Genesis 2:25 - And they were both naked, the man and his wife, but they felt no shame. In this brief statement one more feature is added to the picture of the primeval state of perfection: nothing had transpired to rouse in man a sense of guilt. For to feel no shame is in a perfect state due to having no occasion to feel shame. Everything was at harmony, and man was in complete harmony with himself and with his God.

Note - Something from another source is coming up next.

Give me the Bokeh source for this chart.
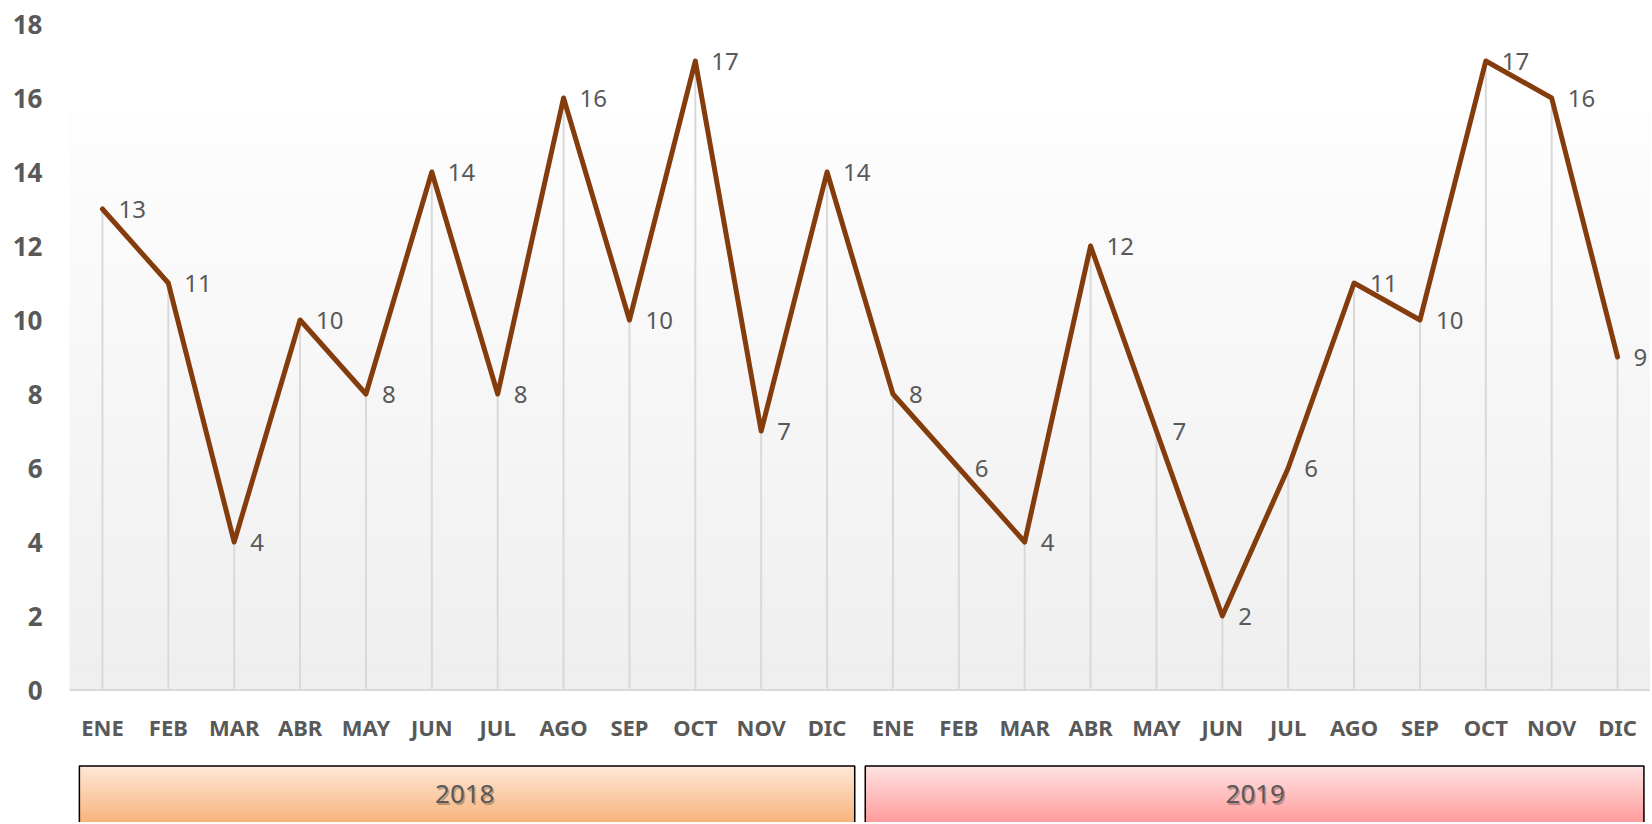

HOMILETICAL SUGGESTIONS A number of good texts are found in this chapter. For expository treatment we should suggest the following: Genesis 2:1-3 deal with the subject of "Sabbath in Heaven," a good text for stressing the blessedness of rest after the divine example. Though Genesis 2:7 is somewhat short for a text, it yet presents adequate material for full treatment of the subject of "The Dignity and the Lowliness of Man." The divine creative act supplies the material for the first half of the subject; the substance employed, for the second half. The section Genesis 2:9 & Genesis 2:15-17 suggests "the Place of Temptation in the Life of Man." Even for the perfect man tests, or at least a test, was essential for his proper moral development. A being so frail as not to be able to stand a test would have had little moral worth. There is sufficient material in the text to indicate that man had adequate proofs of God’s will toward him and therefore was adequately equipped to ward off insinuations to the contrary. Then the section Genesis 2:18-25 provides occasion to develop the subject so little understood in our day, where thoughts of emancipation too largely have replaced the scriptural point of view—we mean the subject "Woman’s Place in Life." It could be treated under the head of the "Institution of Matrimony." However, Genesis 1:28 should really be added to round out the text, lest a neglected aspect of matrimony be passed by entirely.